■ The exercise ■
Gather the lines from the material that contain "with".

■ Input ■
______________________________

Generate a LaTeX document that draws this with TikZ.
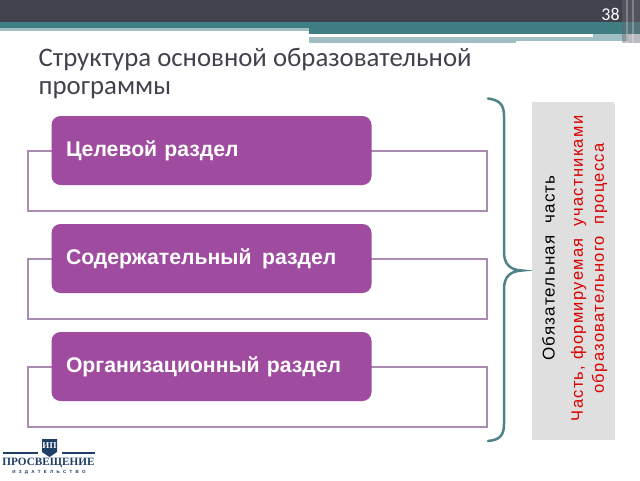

______________________________

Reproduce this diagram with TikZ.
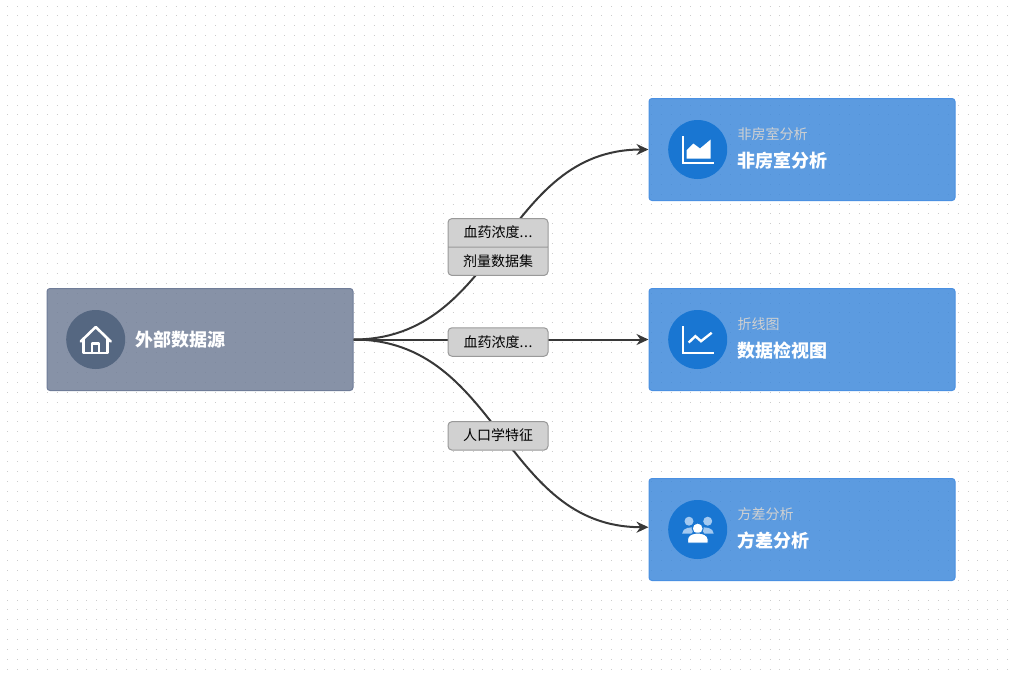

______________________________

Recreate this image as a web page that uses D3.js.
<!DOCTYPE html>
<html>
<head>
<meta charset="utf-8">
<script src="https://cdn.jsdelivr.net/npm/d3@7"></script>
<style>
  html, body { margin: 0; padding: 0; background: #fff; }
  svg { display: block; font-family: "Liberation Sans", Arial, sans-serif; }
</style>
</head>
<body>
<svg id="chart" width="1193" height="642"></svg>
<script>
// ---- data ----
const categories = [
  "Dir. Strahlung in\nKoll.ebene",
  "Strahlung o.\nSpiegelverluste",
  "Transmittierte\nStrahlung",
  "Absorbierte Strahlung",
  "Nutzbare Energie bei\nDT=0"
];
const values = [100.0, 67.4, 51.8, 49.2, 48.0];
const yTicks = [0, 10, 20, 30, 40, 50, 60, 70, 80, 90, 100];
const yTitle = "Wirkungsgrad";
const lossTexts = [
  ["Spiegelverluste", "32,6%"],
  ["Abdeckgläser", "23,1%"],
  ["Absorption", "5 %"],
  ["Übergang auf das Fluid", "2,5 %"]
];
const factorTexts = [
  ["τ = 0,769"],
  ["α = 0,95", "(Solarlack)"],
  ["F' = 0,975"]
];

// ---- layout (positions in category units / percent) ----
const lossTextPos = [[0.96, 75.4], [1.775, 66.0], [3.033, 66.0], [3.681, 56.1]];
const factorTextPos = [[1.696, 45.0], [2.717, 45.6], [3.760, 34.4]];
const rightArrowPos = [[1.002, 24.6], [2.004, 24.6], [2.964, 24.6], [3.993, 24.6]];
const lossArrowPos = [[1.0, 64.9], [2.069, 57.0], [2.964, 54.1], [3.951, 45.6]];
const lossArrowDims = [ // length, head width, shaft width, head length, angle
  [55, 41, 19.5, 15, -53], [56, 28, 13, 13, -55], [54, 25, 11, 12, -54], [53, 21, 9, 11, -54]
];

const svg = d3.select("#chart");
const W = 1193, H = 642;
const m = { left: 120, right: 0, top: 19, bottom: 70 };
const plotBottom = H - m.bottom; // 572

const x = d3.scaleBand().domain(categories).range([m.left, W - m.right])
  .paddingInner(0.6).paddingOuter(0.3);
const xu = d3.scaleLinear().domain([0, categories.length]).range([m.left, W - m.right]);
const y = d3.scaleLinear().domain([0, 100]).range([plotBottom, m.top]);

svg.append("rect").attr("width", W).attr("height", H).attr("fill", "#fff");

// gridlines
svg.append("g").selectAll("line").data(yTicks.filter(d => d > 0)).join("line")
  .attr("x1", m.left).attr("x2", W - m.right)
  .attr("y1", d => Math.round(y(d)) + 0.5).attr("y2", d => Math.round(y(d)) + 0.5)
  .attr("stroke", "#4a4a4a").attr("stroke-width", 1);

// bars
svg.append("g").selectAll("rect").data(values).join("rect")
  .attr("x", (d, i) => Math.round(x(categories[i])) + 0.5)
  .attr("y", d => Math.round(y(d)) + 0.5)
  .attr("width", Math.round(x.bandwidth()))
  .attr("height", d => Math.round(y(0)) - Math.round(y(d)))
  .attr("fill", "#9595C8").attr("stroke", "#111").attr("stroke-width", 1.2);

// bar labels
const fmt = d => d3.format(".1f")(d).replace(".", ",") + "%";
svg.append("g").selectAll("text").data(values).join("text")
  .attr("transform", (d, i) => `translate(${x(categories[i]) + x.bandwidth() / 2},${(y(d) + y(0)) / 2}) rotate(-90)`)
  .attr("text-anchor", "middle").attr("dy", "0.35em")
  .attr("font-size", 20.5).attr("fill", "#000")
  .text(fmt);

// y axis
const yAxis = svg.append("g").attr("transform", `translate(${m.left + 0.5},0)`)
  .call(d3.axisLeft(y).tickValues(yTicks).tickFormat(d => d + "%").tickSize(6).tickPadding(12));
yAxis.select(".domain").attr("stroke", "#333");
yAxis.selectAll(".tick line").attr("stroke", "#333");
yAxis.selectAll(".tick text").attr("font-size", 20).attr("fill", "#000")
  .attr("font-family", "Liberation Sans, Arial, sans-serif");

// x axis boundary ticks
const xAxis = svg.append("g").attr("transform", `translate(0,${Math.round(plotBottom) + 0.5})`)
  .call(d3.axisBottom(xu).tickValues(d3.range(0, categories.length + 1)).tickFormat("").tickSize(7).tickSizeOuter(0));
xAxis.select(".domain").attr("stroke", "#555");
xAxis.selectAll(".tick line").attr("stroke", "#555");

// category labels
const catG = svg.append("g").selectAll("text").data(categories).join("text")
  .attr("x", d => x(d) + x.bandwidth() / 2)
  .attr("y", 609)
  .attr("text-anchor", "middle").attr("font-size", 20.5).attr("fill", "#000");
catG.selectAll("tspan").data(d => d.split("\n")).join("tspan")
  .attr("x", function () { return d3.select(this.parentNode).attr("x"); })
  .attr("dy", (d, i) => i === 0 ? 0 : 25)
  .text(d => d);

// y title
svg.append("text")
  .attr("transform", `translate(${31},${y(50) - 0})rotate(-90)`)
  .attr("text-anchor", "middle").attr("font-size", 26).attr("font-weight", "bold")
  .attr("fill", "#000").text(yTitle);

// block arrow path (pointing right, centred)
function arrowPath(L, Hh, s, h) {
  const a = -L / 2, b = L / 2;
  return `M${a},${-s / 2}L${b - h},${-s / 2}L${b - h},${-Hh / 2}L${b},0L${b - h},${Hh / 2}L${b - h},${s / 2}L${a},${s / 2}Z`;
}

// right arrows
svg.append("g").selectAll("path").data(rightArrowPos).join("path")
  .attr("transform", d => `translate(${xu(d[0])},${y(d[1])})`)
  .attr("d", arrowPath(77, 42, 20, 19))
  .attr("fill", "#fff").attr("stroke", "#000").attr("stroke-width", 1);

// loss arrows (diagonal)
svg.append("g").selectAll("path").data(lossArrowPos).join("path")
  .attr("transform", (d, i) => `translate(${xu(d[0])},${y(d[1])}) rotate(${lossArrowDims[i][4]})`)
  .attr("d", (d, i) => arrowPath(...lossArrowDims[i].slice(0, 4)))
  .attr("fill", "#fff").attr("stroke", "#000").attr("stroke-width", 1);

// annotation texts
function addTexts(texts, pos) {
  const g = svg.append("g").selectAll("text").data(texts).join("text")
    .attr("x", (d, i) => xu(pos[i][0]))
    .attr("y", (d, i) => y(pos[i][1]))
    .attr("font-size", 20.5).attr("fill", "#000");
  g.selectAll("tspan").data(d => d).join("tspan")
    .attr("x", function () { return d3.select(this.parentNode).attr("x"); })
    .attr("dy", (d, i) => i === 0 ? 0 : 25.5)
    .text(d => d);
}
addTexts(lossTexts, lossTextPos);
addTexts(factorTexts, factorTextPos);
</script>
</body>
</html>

______________________________

■ Result of the exercise ■
Generate a LaTeX document that draws this with TikZ.
Reproduce this diagram with TikZ.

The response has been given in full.